# GIVEN INSTRUCTION
No images are to be carried over; print all other material exactly as it stands.

# DATA SECTION

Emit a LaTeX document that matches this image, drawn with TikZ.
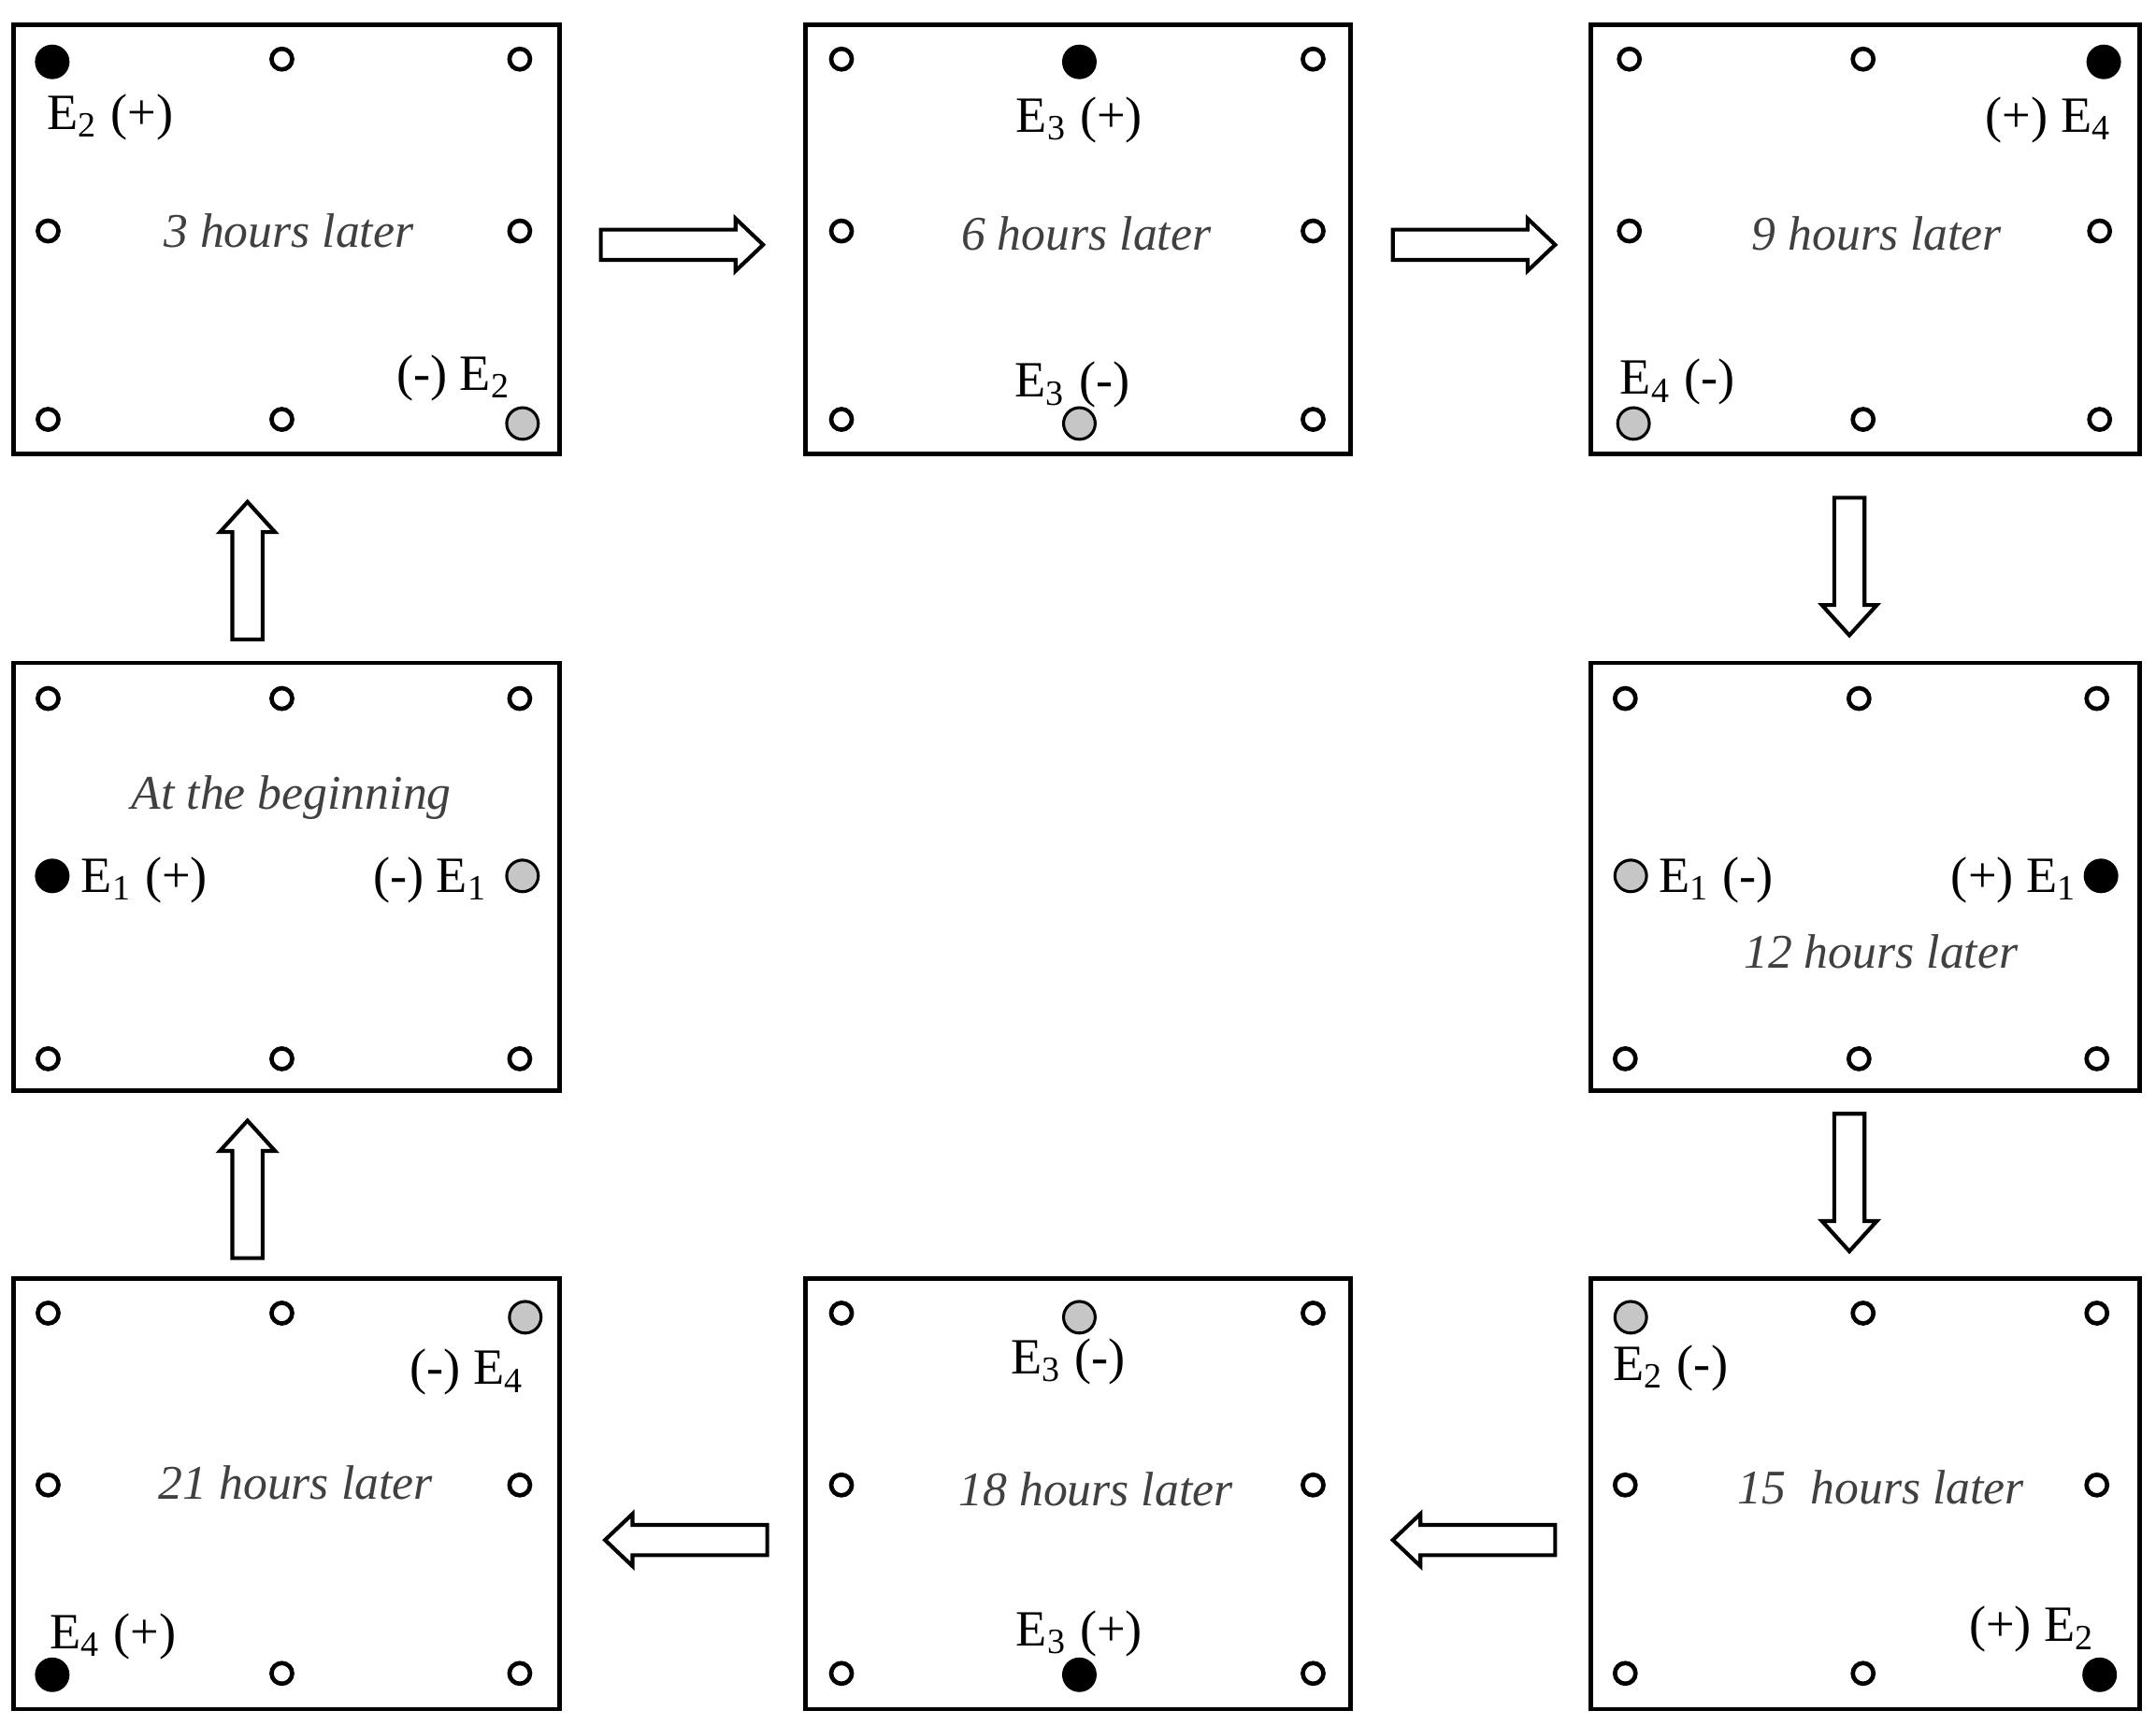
\documentclass[tikz,border=0pt]{standalone}
\usepackage{fontspec}
\setmainfont{Liberation Serif}
\begin{document}
\begin{tikzpicture}[x=0.01cm,y=-0.01cm,
  panel/.style={draw,line width=0.9pt},
  hole/.style={circle,draw,line width=0.9pt,inner sep=0pt,minimum size=0.15cm},
  posel/.style={circle,draw,fill=black,line width=0.6pt,inner sep=0pt,minimum size=0.23cm},
  negel/.style={circle,draw,fill=gray!45,line width=0.6pt,inner sep=0pt,minimum size=0.23cm},
  lab/.style={font=\fontsize{10.5}{12}\selectfont,inner sep=0pt},
  tim/.style={font=\fontsize{10}{12}\selectfont\itshape,text=black!75,inner sep=0pt},
  blk/.style={draw,line width=0.8pt,fill=white}]
\useasboundingbox (0,0) rectangle (1568,1254);
% panels
\draw[panel] (10,18) rectangle (407,330) coordinate (p3);
\draw[panel] (586,18) rectangle (982,330) coordinate (p6);
\draw[panel] (1157,18) rectangle (1556,330) coordinate (p9);
\draw[panel] (10,482) rectangle (407,793) coordinate (p0);
\draw[panel] (1157,482) rectangle (1556,793) coordinate (p12);
\draw[panel] (10,930) rectangle (407,1243) coordinate (p21);
\draw[panel] (586,930) rectangle (982,1243) coordinate (p18);
\draw[panel] (1157,930) rectangle (1556,1243) coordinate (p15);
% open holes
\foreach \x/\y [count=\i] in {205/43,378/43,35/168,378/168,35/305,205/305,
  612/43,955/43,612/168,955/168,612/305,955/305,
  1185/43,1355/43,1185/168,1527/168,1355/305,1527/305,
  35/508,205/508,378/508,35/770,205/770,378/770,
  1182/508,1352/508,1525/508,1182/770,1352/770,1525/770,
  35/955,205/955,35/1080,378/1080,205/1217,378/1217,
  612/955,955/955,612/1080,955/1080,612/1217,955/1217,
  1355/955,1525/955,1182/1080,1525/1080,1182/1217,1355/1217}
  \node[hole] (h\i) at (\x,\y) {};
% electrodes
\foreach \x/\y [count=\i] in {38/45,785/45,1530/45,38/637,1528/637,38/1218,785/1218,1527/1218}
  \node[posel] (ep\i) at (\x,\y) {};
\foreach \x/\y [count=\i] in {380/308,785/308,1188/308,380/637,1186/637,382/958,785/958,1186/958}
  \node[negel] (en\i) at (\x,\y) {};
% labels
\node[lab] (l1) at (80,85) {E\textsubscript{2} (+)};
\node[lab] (l2) at (330,275) {(-) E\textsubscript{2}};
\node[lab] (l3) at (785,87) {E\textsubscript{3} (+)};
\node[lab] (l4) at (780,280) {E\textsubscript{3} (-)};
\node[lab] (l5) at (1490,87) {(+) E\textsubscript{4}};
\node[lab] (l6) at (1220,278) {E\textsubscript{4} (-)};
\node[lab] (l7) at (105,640) {E\textsubscript{1} (+)};
\node[lab] (l8) at (313,640) {(-) E\textsubscript{1}};
\node[lab] (l9) at (1248,640) {E\textsubscript{1} (-)};
\node[lab] (l10) at (1465,640) {(+) E\textsubscript{1}};
\node[lab] (l11) at (340,998) {(-) E\textsubscript{4}};
\node[lab] (l12) at (82,1190) {E\textsubscript{4} (+)};
\node[lab] (l13) at (777,990) {E\textsubscript{3} (-)};
\node[lab] (l14) at (785,1188) {E\textsubscript{3} (+)};
\node[lab] (l15) at (1215,995) {E\textsubscript{2} (-)};
\node[lab] (l16) at (1478,1185) {(+) E\textsubscript{2}};
% times
\node[tim] (t3) at (210,168) {3 hours later};
\node[tim] (t6) at (790,170) {6 hours later};
\node[tim] (t9) at (1365,170) {9 hours later};
\node[tim] (t0) at (212,580) {At the beginning};
\node[tim] (t12) at (1368,692) {12 hours later};
\node[tim] (t21) at (215,1078) {21 hours later};
\node[tim] (t18) at (797,1083) {18 hours later};
\node[tim] (t15) at (1368,1082) {15\ \ hours later};
% block arrows (centre x / centre y / rotation)
\foreach \cx/\cy/\r in {496/178/0,1072/178/0,499/1120/180,1072/1120/180}
  \draw[blk,shift={(\cx,\cy)},rotate=\r] (-59,-11) -- (39,-11) -- (39,-19) -- (59,0) -- (39,19) -- (39,11) -- (-59,11) -- cycle;
\foreach \cx/\cy/\r in {1345,412/-90,1345/860/-90,180/865/90,180/415/90}
  {}
\foreach \cx/\cy/\d in {1345/412/1,1345/860/1,180/865/-1,180/415/-1}
  \draw[blk,shift={(\cx,\cy)}] (-11,-50*\d) -- (-11,28*\d) -- (-20,28*\d) -- (0,50*\d) -- (20,28*\d) -- (11,28*\d) -- (11,-50*\d) -- cycle;
\end{tikzpicture}
\end{document}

# FINAL RESULT
Emit a LaTeX document that matches this image, drawn with TikZ.
\documentclass[tikz,border=0pt]{standalone}
\usepackage{fontspec}
\setmainfont{Liberation Serif}
\begin{document}
\begin{tikzpicture}[x=0.01cm,y=-0.01cm,
  panel/.style={draw,line width=0.9pt},
  hole/.style={circle,draw,line width=0.9pt,inner sep=0pt,minimum size=0.15cm},
  posel/.style={circle,draw,fill=black,line width=0.6pt,inner sep=0pt,minimum size=0.23cm},
  negel/.style={circle,draw,fill=gray!45,line width=0.6pt,inner sep=0pt,minimum size=0.23cm},
  lab/.style={font=\fontsize{10.5}{12}\selectfont,inner sep=0pt},
  tim/.style={font=\fontsize{10}{12}\selectfont\itshape,text=black!75,inner sep=0pt},
  blk/.style={draw,line width=0.8pt,fill=white}]
\useasboundingbox (0,0) rectangle (1568,1254);
% panels
\draw[panel] (10,18) rectangle (407,330) coordinate (p3);
\draw[panel] (586,18) rectangle (982,330) coordinate (p6);
\draw[panel] (1157,18) rectangle (1556,330) coordinate (p9);
\draw[panel] (10,482) rectangle (407,793) coordinate (p0);
\draw[panel] (1157,482) rectangle (1556,793) coordinate (p12);
\draw[panel] (10,930) rectangle (407,1243) coordinate (p21);
\draw[panel] (586,930) rectangle (982,1243) coordinate (p18);
\draw[panel] (1157,930) rectangle (1556,1243) coordinate (p15);
% open holes
\foreach \x/\y [count=\i] in {205/43,378/43,35/168,378/168,35/305,205/305,
  612/43,955/43,612/168,955/168,612/305,955/305,
  1185/43,1355/43,1185/168,1527/168,1355/305,1527/305,
  35/508,205/508,378/508,35/770,205/770,378/770,
  1182/508,1352/508,1525/508,1182/770,1352/770,1525/770,
  35/955,205/955,35/1080,378/1080,205/1217,378/1217,
  612/955,955/955,612/1080,955/1080,612/1217,955/1217,
  1355/955,1525/955,1182/1080,1525/1080,1182/1217,1355/1217}
  \node[hole] (h\i) at (\x,\y) {};
% electrodes
\foreach \x/\y [count=\i] in {38/45,785/45,1530/45,38/637,1528/637,38/1218,785/1218,1527/1218}
  \node[posel] (ep\i) at (\x,\y) {};
\foreach \x/\y [count=\i] in {380/308,785/308,1188/308,380/637,1186/637,382/958,785/958,1186/958}
  \node[negel] (en\i) at (\x,\y) {};
% labels
\node[lab] (l1) at (80,85) {E\textsubscript{2} (+)};
\node[lab] (l2) at (330,275) {(-) E\textsubscript{2}};
\node[lab] (l3) at (785,87) {E\textsubscript{3} (+)};
\node[lab] (l4) at (780,280) {E\textsubscript{3} (-)};
\node[lab] (l5) at (1490,87) {(+) E\textsubscript{4}};
\node[lab] (l6) at (1220,278) {E\textsubscript{4} (-)};
\node[lab] (l7) at (105,640) {E\textsubscript{1} (+)};
\node[lab] (l8) at (313,640) {(-) E\textsubscript{1}};
\node[lab] (l9) at (1248,640) {E\textsubscript{1} (-)};
\node[lab] (l10) at (1465,640) {(+) E\textsubscript{1}};
\node[lab] (l11) at (340,998) {(-) E\textsubscript{4}};
\node[lab] (l12) at (82,1190) {E\textsubscript{4} (+)};
\node[lab] (l13) at (777,990) {E\textsubscript{3} (-)};
\node[lab] (l14) at (785,1188) {E\textsubscript{3} (+)};
\node[lab] (l15) at (1215,995) {E\textsubscript{2} (-)};
\node[lab] (l16) at (1478,1185) {(+) E\textsubscript{2}};
% times
\node[tim] (t3) at (210,168) {3 hours later};
\node[tim] (t6) at (790,170) {6 hours later};
\node[tim] (t9) at (1365,170) {9 hours later};
\node[tim] (t0) at (212,580) {At the beginning};
\node[tim] (t12) at (1368,692) {12 hours later};
\node[tim] (t21) at (215,1078) {21 hours later};
\node[tim] (t18) at (797,1083) {18 hours later};
\node[tim] (t15) at (1368,1082) {15\ \ hours later};
% block arrows (centre x / centre y / rotation)
\foreach \cx/\cy/\r in {496/178/0,1072/178/0,499/1120/180,1072/1120/180}
  \draw[blk,shift={(\cx,\cy)},rotate=\r] (-59,-11) -- (39,-11) -- (39,-19) -- (59,0) -- (39,19) -- (39,11) -- (-59,11) -- cycle;
\foreach \cx/\cy/\r in {1345,412/-90,1345/860/-90,180/865/90,180/415/90}
  {}
\foreach \cx/\cy/\d in {1345/412/1,1345/860/1,180/865/-1,180/415/-1}
  \draw[blk,shift={(\cx,\cy)}] (-11,-50*\d) -- (-11,28*\d) -- (-20,28*\d) -- (0,50*\d) -- (20,28*\d) -- (11,28*\d) -- (11,-50*\d) -- cycle;
\end{tikzpicture}
\end{document}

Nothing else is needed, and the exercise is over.